Angst vor Gentrifizierung
Wenn sie überhaupt anrücken. Denn die Grünen, die die Kommunalwahl gewonnen haben, haben sich in ihrem Wahlprogramm darauf festgelegt, dass nur die versiegelten Flächen bebaut werden sollen. Zwar war der Vorstand gegen diesen Vorstoß aus der Stadtteilgruppe Nordend, zumal die Bebauung östlich der „Friedberger“ ursprünglich sogar ein Vorhaben des grünen Planungsdezernenten Olaf Cunitz (siehe nebenstehendes Interview) war. Aber die Basis setzte sich durch. Insofern dürfte die Zukunft der „Grünen Lunge“ ein entscheidender Punkt bei den Sondierungsgesprächen sein, die die Grünen derzeit mit den anderen Parteien im Römer führen.
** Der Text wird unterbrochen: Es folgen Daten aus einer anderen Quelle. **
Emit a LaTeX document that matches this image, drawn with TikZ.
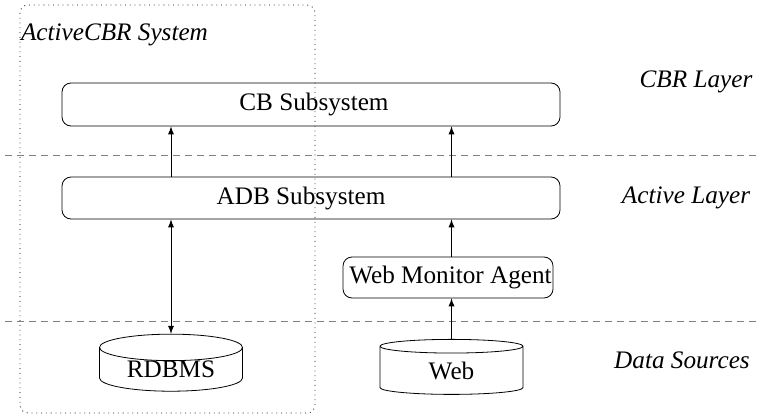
\documentclass[tikz,border=0pt]{standalone}
\usepackage{fontspec}
\setmainfont{Liberation Serif}
\usetikzlibrary{shapes,arrows}

\begin{document}
\begin{tikzpicture}[x=0.5pt,y=-0.5pt,font=\fontsize{12.6}{15}\selectfont,
     sub/.style={draw,rounded corners=4.5pt,inner sep=0pt},
     store/.style={draw,cylinder,shape border rotate=90,aspect=0.3,inner sep=0pt,
                   minimum width=71.5pt,minimum height=27.5pt},
     layer/.style={gray,dash pattern=on 3.5pt off 2.5pt}]
     \useasboundingbox (0,0) rectangle (758,417);
     % system border
     \draw [dotted,rounded corners=4pt] (20,5) rectangle (315,413);
     \node [right] (sysname) at (14,35) {\itshape ActiveCBR System};
     % layer separators
     \draw [layer] (5,155) -- (758,155);
     \draw [layer] (5,321) -- (758,321);
     \node (cbrlayer) at (696,82) {\itshape CBR Layer};
     \node (actlayer) at (686,198) {\itshape Active Layer};
     \node (datalayer) at (682,360) {\itshape Data Sources};
     % subsystems
     \node [sub,minimum width=249pt,minimum height=21.5pt] (cb) at (311,104.5) {};
     \node (cbtext) at (314,104.5) {CB Subsystem};
     \node [sub,minimum width=249pt,minimum height=21pt] (adb) at (311,198) {};
     \node (adbtext) at (301,198) {ADB Subsystem};
     \node [sub,minimum width=105pt,minimum height=20.5pt] (wma) at (448,277.5) {};
     \node (wmatext) at (450.5,277.5) {Web Monitor Agent};
     % data sources
     \node [store] (rdb) at (171,369.5) {RDBMS};
     \node [store] (web) at (451.5,370.5) {Web};
     % connectors
     \draw [-latex] (rdb.north |- adb.north) -- (rdb.north |- cb.south);
     \draw [latex-latex] (rdb.north |- adb.south) -- (rdb.north);
     \draw [-latex] (web.north) -- (web.north |- wma.south);
     \draw [-latex] (web.north |- wma.north) -- (web.north |- adb.south);
     \draw [-latex] (web.north |- adb.north) -- (web.north |- cb.south);
\end{tikzpicture}
\end{document}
Doch Philipp und Johanna, Alex und Hummer und auch Thea von „Fridays for Future“ trauen den Grünen nicht mehr. „Wir sind grün, was seid ihr?“, steht auf dem Transparent, das sie für die Pressekonferenz ausgerollt haben. Zu groß ist die Enttäuschung über die Rodung des Waldstücks im Dannenröder Forst, für die sie nicht zuletzt die Grünen in der Landesregierung verantwortlich machen. Und zu wichtig ist den Besetzer:innen das Gebiet im Nordend, das entscheidend für das Stadtklima sei. Frankfurt brauche die „Grüne Lunge“, sagt Alex: „Sie hören doch, wie die Vögel hier zwitschern, es ist einfach wichtig, Natur in der Stadt zu haben.“
Aber braucht Frankfurt nicht auch Wohnraum? Schon, aber doch bitte keine Luxuswohnungen, wie sie in den Günthersburghöfen geplant seien, so Alex: „Hier entstehen Häuser für Leute, die viel Geld haben.“ Die Folge wären weiter steigende Mieten im Nordend – und damit die weitere Gentrifizierung, also die Vertreibung von Menschen, die schon lange im Viertel wohnen, sich das Nordend dann aber nicht mehr leisten können.
Hätten die Besetzerinnen und Besetzer Planungsdezernent Mike Josef (SPD) zur Pressekonferenz eingeladen – er wäre spätestens an dieser Stelle aufgesprungen und hätte die Planungen sehr lautstark verteidigt. Josef kämpft für die Bebauung der Günthersburghöfe, er verweist regelmäßig auf die geförderten Wohnungen, die entstehen sollen. Doch die Menschen in den Bäumen könnte der Sozialdemokrat nicht überzeugen. Sie sehen ihren Gegner vor allem im Projektentwickler Instone, der gemeinsam mit der städtischen ABG die Wohnungen bauen will. Philipp jedenfalls spricht von einer „kapitalistischen Rechnung“, in der der Wert der Natur nicht auftauche.
Dass demnächst die Polizei an der Friedberger Landstraße vorfährt, ist nicht zu erwarten. Die Besetzerinnen und Besetzer haben ihre Hütten mit Zustimmung der Gartenpächter:innen errichtet. Wie lange sie bleiben, wird am Dienstag nicht ganz klar. Zumindest während der Koalitionsverhandlungen bleibt die „Grüne Lunge“ besetzt – doch manche der Aktivistinnen und Aktivisten können sich auch vorstellen, länger auf den Bäumen zu leben.